Simple exponential smoothing works well for data without trend or seasonality—essentially a random walk with noise around a slowly changing level. The forecast for all future periods is simply the smoothed level at the end of your data.

Holt-Winters: Adding Trend and Seasonality

Real-world time series rarely lack trend and seasonality. Sales grow or decline over time (trend) and exhibit recurring patterns tied to weeks, months, or years (seasonality). The Holt-Winters method extends exponential smoothing to handle both phenomena through three components:

Level component captures the baseline value around which the series fluctuates, similar to simple exponential smoothing. This represents what the value would be without trend or seasonal effects.

Trend component models systematic increases or decreases over time. Linear trend assumes constant growth rates, while damped trend allows growth to slow over time—preventing forecasts from exploding unrealistically far into the future.

Seasonal component captures repeating patterns at fixed intervals. This can be additive (seasonal fluctuations have constant magnitude regardless of level) or multiplicative (seasonal fluctuations scale with the level).
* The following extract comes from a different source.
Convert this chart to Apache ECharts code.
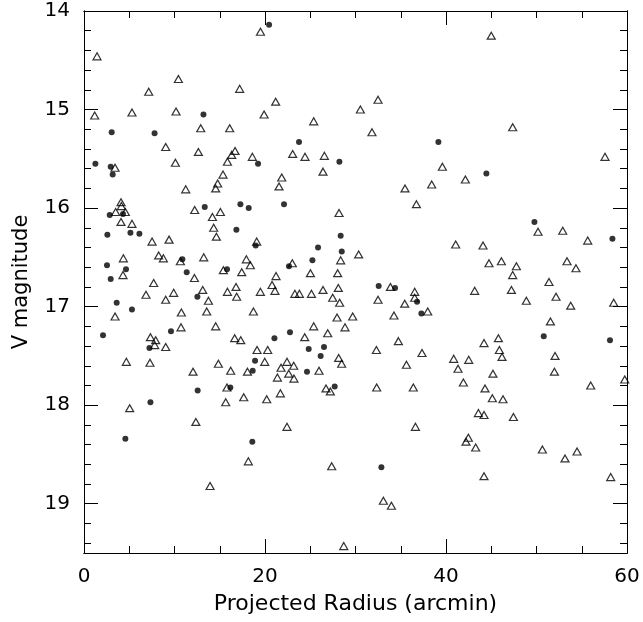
<!DOCTYPE html>
<html>
<head>
<meta charset="utf-8">
<script src="https://cdn.jsdelivr.net/npm/echarts@6/dist/echarts.min.js"></script>
<style>
  html, body { margin: 0; padding: 0; background: #fff; }
  #chart { width: 643px; height: 622px; }
</style>
</head>
<body>
<div id="chart"></div>
<script>
// Stars plotted as open triangles: [projected radius (arcmin), V magnitude]
const triangleStars = [
  [19.5,14.21],[1.44,14.46],[10.43,14.69],[7.15,14.82],[17.2,14.79],[1.18,15.06],[5.3,15.03],
  [10.17,15.02],[19.9,15.05],[12.9,15.19],[16.1,15.19],[9.03,15.38],
  [21.18,14.92],[32.49,14.9],[30.54,15.0],[25.38,15.12],[31.82,15.23],
  [45.0,14.25],[47.37,15.18],
  [12.64,15.43],[16.69,15.42],[16.32,15.46],[18.6,15.48],[3.43,15.59],[10.1,15.54],[15.85,15.53],
  [15.36,15.66],[14.77,15.75],[14.55,15.8],[11.24,15.81],[4.09,15.94],[4.13,15.98],[3.5,16.04],
  [4.57,16.04],[12.23,16.02],[15.07,16.04],[14.19,16.09],[4.09,16.14],[5.3,16.16],[14.33,16.2],
  [14.63,16.29],[7.52,16.34],[9.4,16.32],[19.08,16.34],[8.25,16.48],[8.77,16.51],[4.35,16.51],
  [10.65,16.54],[13.23,16.5],[17.94,16.52],[18.38,16.58],[4.31,16.68],[12.2,16.71],[15.4,16.63],
  [17.43,16.65],[7.7,16.76],
  [23.06,15.45],[24.42,15.48],[26.56,15.47],[26.41,15.63],[21.85,15.69],[21.55,15.78],[39.6,15.58],
  [35.47,15.8],[38.42,15.76],[36.73,15.96],[28.18,16.05],[30.35,16.47],[28.36,16.53],[23.02,16.56],
  [21.22,16.69],[25.02,16.66],[28.03,16.66],
  [57.57,15.48],[42.14,15.71],[50.17,16.24],[52.9,16.23],[55.66,16.33],[41.07,16.37],[44.09,16.38],
  [44.75,16.56],[46.12,16.54],[47.78,16.59],[53.37,16.54],[54.36,16.61],[47.37,16.68],[51.38,16.75],
  [13.12,16.83],[16.8,16.8],[15.85,16.85],[16.87,16.9],[19.49,16.85],[6.85,16.88],[9.91,16.86],
  [9.03,16.93],[13.75,16.94],[3.43,17.1],[10.76,17.06],[13.56,17.05],[18.72,17.05],[10.72,17.21],
  [14.55,17.2],[7.34,17.31],[7.92,17.34],[7.81,17.39],[9.03,17.41],[16.65,17.32],[17.32,17.34],
  [19.12,17.44],[20.3,17.44],[4.68,17.56],[7.29,17.57],[14.85,17.58],[19.97,17.56],[12.05,17.66],
  [16.21,17.65],[18.06,17.66],[15.8,17.82],[17.65,17.92],[15.66,17.97],[20.19,17.94],[5.05,18.03],
  [12.36,18.17],
  [20.78,16.78],[21.1,16.84],[23.3,16.87],[23.8,16.87],[25.13,16.87],[26.41,16.83],[28.1,16.81],
  [27.48,16.91],[28.25,16.96],[33.86,16.8],[32.49,16.93],[36.54,16.85],[36.54,16.91],[35.44,16.97],
  [37.98,17.05],[34.25,17.09],[27.96,17.11],[29.69,17.1],[25.38,17.2],[28.84,17.21],[26.93,17.27],
  [24.39,17.31],[34.74,17.35],[28.14,17.52],[28.47,17.58],[32.31,17.44],[37.35,17.47],[22.43,17.56],
  [21.77,17.62],[23.17,17.6],[35.63,17.59],[25.97,17.65],[21.37,17.72],[22.62,17.68],[23.2,17.73],
  [26.74,17.83],[27.22,17.86],[32.34,17.82],[36.39,17.82],[21.7,17.88],
  [43.17,16.84],[47.23,16.83],[48.88,16.94],[52.16,16.9],[53.78,16.99],[58.53,16.96],[51.54,17.15],
  [45.79,17.32],[44.2,17.37],[45.9,17.44],[46.19,17.51],[40.85,17.53],[42.51,17.54],[52.05,17.5],
  [41.33,17.63],[45.19,17.68],[51.98,17.66],[59.75,17.74],[41.92,17.77],[44.31,17.83],[55.99,17.8],
  [45.12,17.93],[46.3,17.94],[43.58,18.08],[44.2,18.1],[47.45,18.12],
  [18.16,18.57],[13.93,18.82],
  [22.43,18.22],[36.62,18.22],[27.37,18.62],[33.08,18.97],[33.97,19.02],[28.7,19.43],
  [42.47,18.33],[42.21,18.37],[43.28,18.43],[50.65,18.45],[54.48,18.47],[53.15,18.54],[44.2,18.72],
  [58.2,18.73]
];

// Stars plotted as filled circles: [projected radius (arcmin), V magnitude]
const dotStars = [
  [20.45,14.14],[13.2,15.05],[3.06,15.23],[7.8,15.24],
  [23.76,15.33],[39.16,15.33],
  [1.26,15.55],[2.95,15.58],[19.23,15.55],[3.17,15.66],[13.34,15.99],[2.84,16.07],[4.31,16.06],
  [17.28,15.96],[18.2,16.0],[16.84,16.22],[2.58,16.27],[5.13,16.25],[6.12,16.26],[18.97,16.38],
  [10.87,16.52],[2.54,16.58],[4.64,16.62],[11.35,16.65],[15.8,16.62],[2.95,16.72],
  [28.22,15.53],[22.1,15.96],[28.36,16.28],[25.86,16.4],[28.48,16.44],[25.24,16.53],[22.65,16.59],
  [44.46,15.65],[49.77,16.14],[58.39,16.31],
  [12.53,16.9],[3.61,16.96],[5.3,17.03],[2.1,17.29],[9.61,17.25],[7.23,17.42],[18.9,17.55],
  [18.64,17.65],[12.56,17.85],[16.17,17.82],[7.34,17.97],
  [32.56,16.79],[34.37,16.81],[36.8,16.95],[37.28,17.07],[22.76,17.26],[21.04,17.32],[24.83,17.43],
  [26.52,17.41],[26.15,17.5],[24.64,17.66],[27.7,17.81],
  [50.8,17.3],[58.12,17.34],
  [4.57,18.34],[18.6,18.37],
  [32.86,18.63]
];

// Axis ranges and tick spacing
const radiusRange = [0, 60];
const magRange = [14, 19.5];
const radiusMajorStep = 20, radiusMinorStep = 5;
const magMajorStep = 1, magMinorStep = 0.2;

const FONT = 'DejaVu Sans';
const INK = '#000';

function xAxisDef(position, step, tickLen, withLabels) {
  return {
    type: 'value', position: position,
    min: radiusRange[0], max: radiusRange[1], interval: step,
    axisLine: { show: true, onZero: false, lineStyle: { color: INK, width: 1 } },
    axisTick: { show: true, inside: true, length: tickLen, lineStyle: { color: INK, width: 1 } },
    axisLabel: withLabels
      ? { show: true, color: INK, fontFamily: FONT, fontSize: 20, margin: 14 }
      : { show: false },
    splitLine: { show: false }
  };
}

function yAxisDef(position, step, tickLen, withLabels) {
  return {
    type: 'value', position: position, inverse: true,
    min: magRange[0], max: magRange[1], interval: step,
    axisLine: { show: true, onZero: false, lineStyle: { color: INK, width: 1 } },
    axisTick: { show: true, inside: true, length: tickLen, lineStyle: { color: INK, width: 1 } },
    axisLabel: withLabels
      ? { show: true, color: INK, fontFamily: FONT, fontSize: 20, margin: 14,
          formatter: v => (Math.abs(v - Math.round(v)) < 1e-6 ? String(Math.round(v)) : '') }
      : { show: false },
    splitLine: { show: false }
  };
}

const xMain = xAxisDef('bottom', radiusMajorStep, 14, true);
xMain.name = 'Projected Radius (arcmin)';
xMain.nameLocation = 'middle';
xMain.nameGap = 40;
xMain.nameTextStyle = { color: INK, fontFamily: FONT, fontSize: 22 };

const yMain = yAxisDef('left', magMajorStep, 14, true);
yMain.name = 'V magnitude';
yMain.nameLocation = 'middle';
yMain.nameGap = 52;
yMain.nameTextStyle = { color: INK, fontFamily: FONT, fontSize: 21 };

const chart = echarts.init(document.getElementById('chart'), null, { renderer: 'canvas' });
chart.setOption({
  animation: false,
  backgroundColor: '#fff',
  grid: { left: 84, top: 11, right: 16, bottom: 69, containLabel: false },
  xAxis: [
    xMain,
    xAxisDef('bottom', radiusMinorStep, 7, false),
    xAxisDef('top', radiusMajorStep, 14, false),
    xAxisDef('top', radiusMinorStep, 7, false)
  ],
  yAxis: [
    yMain,
    yAxisDef('left', magMinorStep, 7, false),
    yAxisDef('right', magMajorStep, 14, false),
    yAxisDef('right', magMinorStep, 7, false)
  ],
  series: [
    {
      type: 'scatter', xAxisIndex: 0, yAxisIndex: 0,
      data: triangleStars,
      symbol: 'triangle', symbolSize: [8, 7],
      itemStyle: { color: 'rgba(255,255,255,0)', borderColor: INK, borderWidth: 1.2 },
      silent: true
    },
    {
      type: 'scatter', xAxisIndex: 0, yAxisIndex: 0,
      data: dotStars,
      symbol: 'circle', symbolSize: 6,
      itemStyle: { color: INK },
      silent: true
    }
  ]
});
</script>
</body>
</html>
Monthly retail sales typically use multiplicative seasonality since December spikes are proportionally larger when overall sales are higher.

Each component has its own smoothing parameter (α for level, β for trend, γ for seasonality), controlling how quickly that component adapts to new information. The forecast combines all three components according to whether you’re using additive or multiplicative formulations.

How Holt-Winters Generates Forecasts

The method updates its components recursively with each new observation:

Update level: Adjust the baseline considering the new observation, removing seasonal effects
Update trend: Adjust the growth rate based on how the level changed
Update seasonal factors: Adjust the seasonal pattern based on differences between observation and level+trend
Generate forecast: Combine level, project trend forward, and apply appropriate seasonal factor

This recursive update mechanism makes Holt-Winters efficient for streaming data—each new observation requires only a few arithmetic operations to update forecasts, regardless of how much historical data exists.

Strengths of the Holt-Winters Approach

Several characteristics make Holt-Winters attractive for many forecasting scenarios:

Interpretability: Every component has clear meaning. You can examine level, trend, and seasonal factors to understand what drives forecasts. Stakeholders can grasp concepts like “15% seasonal increase in December” much more easily than neural network weights.

Computational efficiency: Training completes in milliseconds even on large datasets. Forecasting requires trivial computation—just arithmetic operations on a few stored values. This efficiency enables real-time forecasting for thousands of series.

Minimal data requirements: Holt-Winters works with as few as two seasonal cycles of data (24 months for monthly data with yearly seasonality). Many ML methods need far more data to learn reliably.

Robustness to outliers: The exponential weighting naturally downweights anomalous historical values over time. While outliers affect forecasts, their influence fades as new normal observations arrive.

Uncertainty quantification: Prediction intervals come from well-established statistical theory, providing principled confidence bounds around point forecasts.

No feature engineering needed: You only need the time series itself—no need to construct lag features, rolling statistics, or external variables (though you can add them with modifications).

Limitations of Exponential Smoothing

Despite these strengths, Holt-Winters faces constraints that limit its applicability:

Linear assumptions: Trend and seasonal components combine linearly (or log-linearly for multiplicative models). Complex non-linear patterns like regime changes, threshold effects, or interactions between components can’t be captured.

Fixed seasonality: Seasonal patterns must be stable with known periods. Holt-Winters can’t discover that seasonality shifted from 7-day to 14-day patterns, or that holiday effects moved earlier.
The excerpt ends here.